Taken as read Merc’s massive performance advantage, the critical factors determining the actual shape of this race were:
Bottas’ blown start
Bottas is swallowed up by the cars behind
As a visual aid to the driver, the Mercedes steering wheel display has a system whereby four lights come on when the engine revs are within the range chosen for the best getaway. The throttles are hyper-sensitive and it’s easy to have the revs set too high or low and this system is designed to help with that. As he was waiting for the gantry lights to go out, craning to get a good view of them over the cockpit halo, Bottas inadvertently allowed the revs to drop below the ideal range, causing the dash lights to go out – something which Bottas caught in his peripheral vision and sub-consciously reacted to by releasing the clutch paddle. He immediately realised his error and pulled the paddle back in. In that brief moment the car moved, but not by enough for the its transponder to trigger the sensor in the grid position. Hence he had not technically jumped the start. As the gantry lights actually did go out a moment later, he was in the wrong part of the rev range and so stuttered away with the engine bogging down. From the front row, he was sixth coming out of the first corner – and Hamilton no longer had any realistic competition.

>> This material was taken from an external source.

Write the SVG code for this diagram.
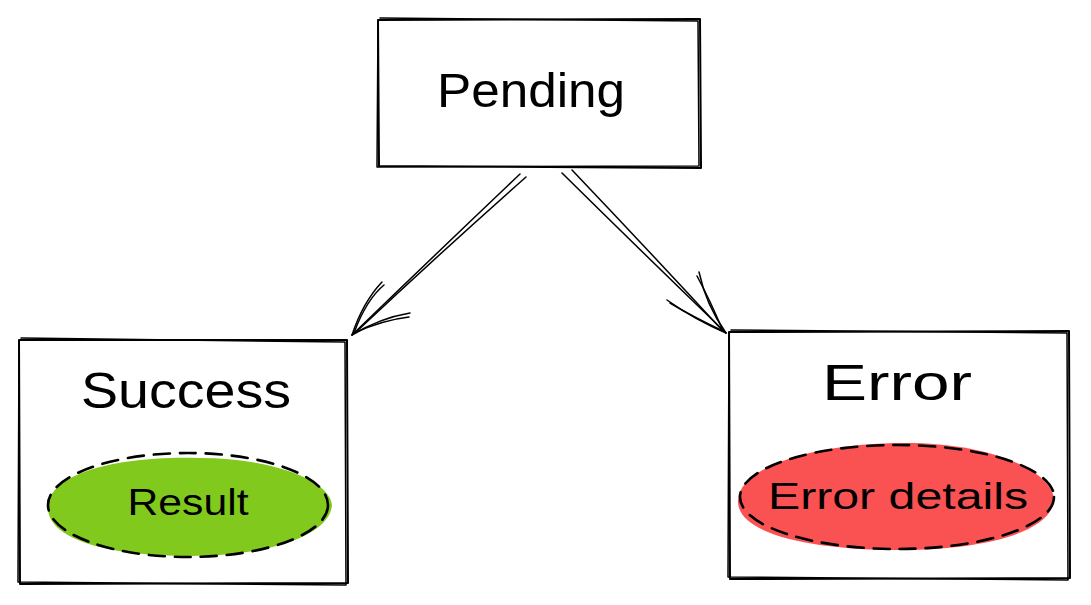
<svg xmlns="http://www.w3.org/2000/svg" width="1091" height="605" viewBox="0 0 1091 605">
<style>
.sk{fill:none;stroke:#000;stroke-width:2;stroke-linecap:round;stroke-linejoin:round}
.sk2{fill:none;stroke:#000;stroke-width:1.5;stroke-linecap:round;stroke-linejoin:round}
.dash{fill:none;stroke:#000;stroke-width:2.6;stroke-dasharray:16 10;stroke-linecap:round}
.t{font-family:"Liberation Sans","DejaVu Sans",sans-serif;fill:#000;text-anchor:middle}
</style>
<rect width="1091" height="605" fill="#fff"/>
<g id="connectors">
  <path class="sk2" d="M520 174 Q440 250 352 335"/>
  <path class="sk2" d="M526 177 Q438 255 355 333"/>
  <path class="sk2" d="M352 335 Q363 302 382 282"/>
  <path class="sk2" d="M354 333 Q366 300 384 285"/>
  <path class="sk2" d="M352 335 Q380 318 410 313"/>
  <path class="sk2" d="M354 333 Q383 320 409 317"/>
  <path class="sk2" d="M562 173 Q640 250 726 333"/>
  <path class="sk2" d="M572 170 Q650 252 722 330"/>
  <path class="sk2" d="M726 333 Q706 305 699 272"/>
  <path class="sk2" d="M723 331 Q710 300 697 276"/>
  <path class="sk2" d="M726 333 Q695 320 667 300"/>
  <path class="sk2" d="M723 331 Q693 317 670 303"/>
</g>
<g id="node-pending">
  <path class="sk" d="M378 20 L700 19 L701 168 L379 166 Z"/>
  <path class="sk2" d="M380 18 L698 21 L699 166 L377 167 L378 22"/>
  <text class="t" x="531" y="107" font-size="48" textLength="188" lengthAdjust="spacingAndGlyphs">Pending</text>
</g>
<g id="node-success">
  <path class="sk" d="M19 340 L347 340 L348 583 L20 584 Z"/>
  <path class="sk2" d="M21 338 L345 342 L346 585 L18 582 L19 342"/>
  <text class="t" x="186" y="408" font-size="50" textLength="210" lengthAdjust="spacingAndGlyphs">Success</text>
</g>
<g id="node-result">
  <path d="M48 506 C50 470 130 455 200 458 C270 458 330 480 332 505 C330 535 270 556 190 556 C110 556 46 540 48 506 Z" fill="#82c91e"/>
  <ellipse class="dash" cx="188" cy="505" rx="140" ry="52"/>
  <text class="t" x="188" y="515" font-size="36" textLength="121" lengthAdjust="spacingAndGlyphs">Result</text>
</g>
<g id="node-error">
  <path class="sk" d="M729 332 L1069 331 L1070 578 L730 579 Z"/>
  <path class="sk2" d="M731 330 L1067 333 L1068 580 L728 577 L729 334"/>
  <text class="t" x="897" y="400" font-size="50" textLength="150" lengthAdjust="spacingAndGlyphs">Error</text>
</g>
<g id="node-error-details">
  <path d="M738 500 C740 465 820 443 905 443 C990 443 1052 470 1054 500 C1052 530 990 550 900 550 C815 550 736 535 738 500 Z" fill="#fa5252"/>
  <ellipse class="dash" cx="897" cy="497" rx="157" ry="52"/>
  <text class="t" x="898" y="509" font-size="36" textLength="260" lengthAdjust="spacingAndGlyphs">Error details</text>
</g>
</svg>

Soft-tyred Leclerc blocked Bottas’ progress
There was the hard rain that began falling about an hour and 40 minutes before the start and which lasted 20 minutes or so. And there was the forecasted shower expected about half-way through the race. The first had almost everyone starting on inters and helped facilitate the brilliant opening few laps of Hamilton and Verstappen. The second skewed the timing of the pit stops – and caused some, notably Ferrari for Charles Leclerc, to choose the problematical soft tyre as they came off the inters just a few laps into the race. The soft gets straight up to temperature better on a cool, damp track – but around here it grained its left front horribly. So Leclerc was in trouble with it almost immediately – and that delayed the following Bottas further. It was lap 10 before the Merc found a way past. Which – combined with the time subsequently lost behind the out-of-position Kevin Magnussen — kept Bottas off Verstappen’s back just long enough. The forecasted shower never did arrive.

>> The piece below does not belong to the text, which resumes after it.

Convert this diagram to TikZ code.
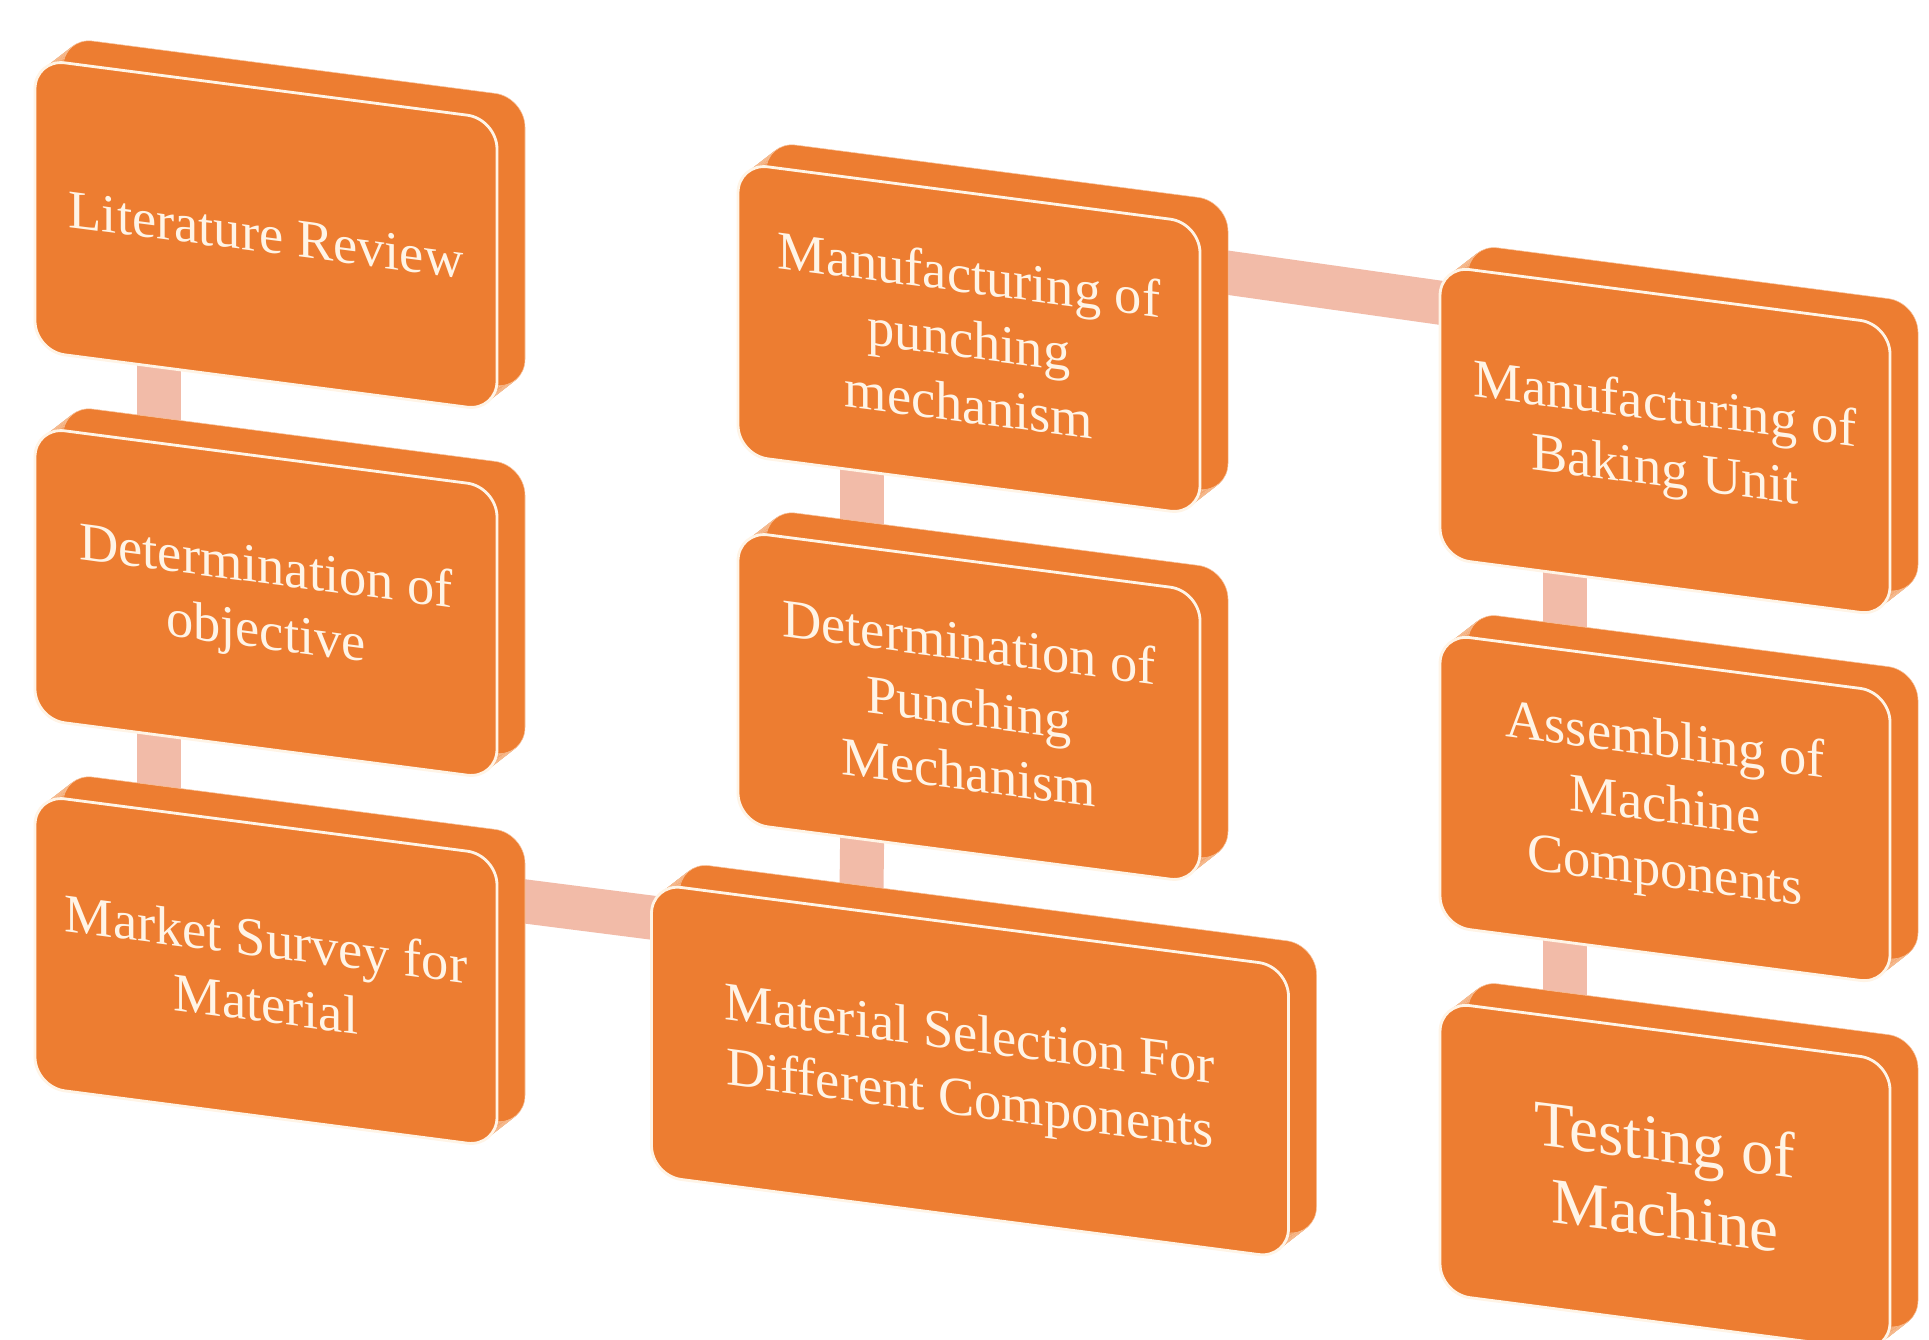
\documentclass[tikz,border=0pt]{standalone}
\usepackage{fontspec}
\setmainfont{Liberation Serif}
\usetikzlibrary{calc,backgrounds}
\definecolor{boxor}{HTML}{ED7D31}
\definecolor{cream}{HTML}{FFF4E6}
\definecolor{connpink}{HTML}{F2BBA8}
\tikzset{
  card/.style={rectangle, rounded corners=0.6cm, fill=boxor, draw=cream,
    line width=1.6pt, inner sep=0pt, text=cream, align=center,
    font=\fontsize{31}{37}\selectfont, transform shape},
  bigtext/.style={font=\fontsize{37}{43}\selectfont},
  conn/.style={draw=connpink, line width=0.88cm, shorten <=-0.4cm, shorten >=-0.4cm},
}
\newcommand\makecard[7]{%
  \begin{scope}[shift={(#2,#3)}, yslant=-0.13]
    \foreach \k in {0,...,24}{
      \fill[boxor, draw=cream!60!boxor, line width=0.3pt, rounded corners=0.6cm]
        ({-#4/2 + \k/24*28}, {-#5/2 - \k/24*25.4}) rectangle ++(#4,#5);
    }
    \node[card, #7, minimum width={#4*0.02cm}, minimum height={#5*0.02cm}] (#1) at (0,0) {#6};
  \end{scope}}
\begin{document}
\begin{tikzpicture}[x=0.02cm, y=-0.02cm]
  \clip (0,0) rectangle (1929,1339);
  \makecard{a}{266}{235}{462}{292}{Literature Review}{}
  \makecard{b}{266}{603}{462}{292}{Determination of\\objective}{}
  \makecard{c}{266}{971}{462}{292}{Market Survey for\\Material}{}
  \makecard{d}{969}{339}{462}{292}{Manufacturing of\\punching\\mechanism}{}
  \makecard{e}{969}{707}{462}{292}{Determination of\\Punching\\Mechanism}{}
  \makecard{f}{970}{1071}{637}{292}{Material Selection For\\Different Components}{}
  \makecard{g}{1665}{441}{450}{292}{Manufacturing of\\Baking Unit}{}
  \makecard{h}{1665}{809}{450}{292}{Assembling of\\Machine\\Components}{}
  \makecard{i}{1665}{1177}{450}{292}{Testing of\\Machine}{bigtext}
  \begin{pgfonlayer}{background}
    \fill[white] (0,0) rectangle (1929,1339);
    \draw[conn] ($(a.south west)!0.27!(a.south east)$) -- ($(b.north west)!0.27!(b.north east)$);
    \draw[conn] ($(b.south west)!0.27!(b.south east)$) -- ($(c.north west)!0.27!(c.north east)$);
    \draw[conn] ($(d.south west)!0.27!(d.south east)$) -- ($(e.north west)!0.27!(e.north east)$);
    \draw[conn] ($(e.south west)!0.27!(e.south east)$) -- ($(f.north west)!0.33!(f.north east)$);
    \draw[conn] ($(g.south west)!0.28!(g.south east)$) -- ($(h.north west)!0.28!(h.north east)$);
    \draw[conn] ($(h.south west)!0.28!(h.south east)$) -- ($(i.north west)!0.28!(i.north east)$);
    \draw[conn] ($(c.north east)!0.15!(c.south east)$) -- ($(f.north west)!0.12!(f.south west)$);
    \draw[conn] ($(d.north east)!0.16!(d.south east)$) -- ($(g.north west)!0.13!(g.south west)$);
  \end{pgfonlayer}
\end{tikzpicture}
\end{document}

This circuit is all about track position. In an inspired decision, Haas brought both its drivers in from near the back of the grid at the end of the formation lap to change straight onto slicks. Magnussen had actually originally opted for wets, but had realised the folly of that as soon as they began that formation lap. Hence the line of thinking which had both him and Romain Grosjean starting from the end of the pitlane on slicks. The discussion over the radio brought K Mag a time penalty as it ran him afoul of driver coaching regs, but the strategy put him and Grosjean an early third and fourth as everyone else pitted in the first four laps on the rapidly drying track.
K Mag’s position as a slower car obviously impacted heavily upon Bottas’ race. Further back, Leclerc’s struggles on the soft in turn kept other faster cars off the back of Magnussen – who finished a great ninth (tenth when the penalty was applied) – for a long time.
Hamilton’s pace advantage over Red Bull gave him the luxury of a pit stop’s-worth of gap over Verstappen from about half-way through the race. This gap was used to facilitate a third stop a few laps before the end to put Hamilton onto a set of the briefly-fast soft tyres, with which he set the race’s fastest lap and then bettered it further on his final time around. The extra point over Bottas may turn out to be crucial later in the year. Because Bottas is surely his only rival.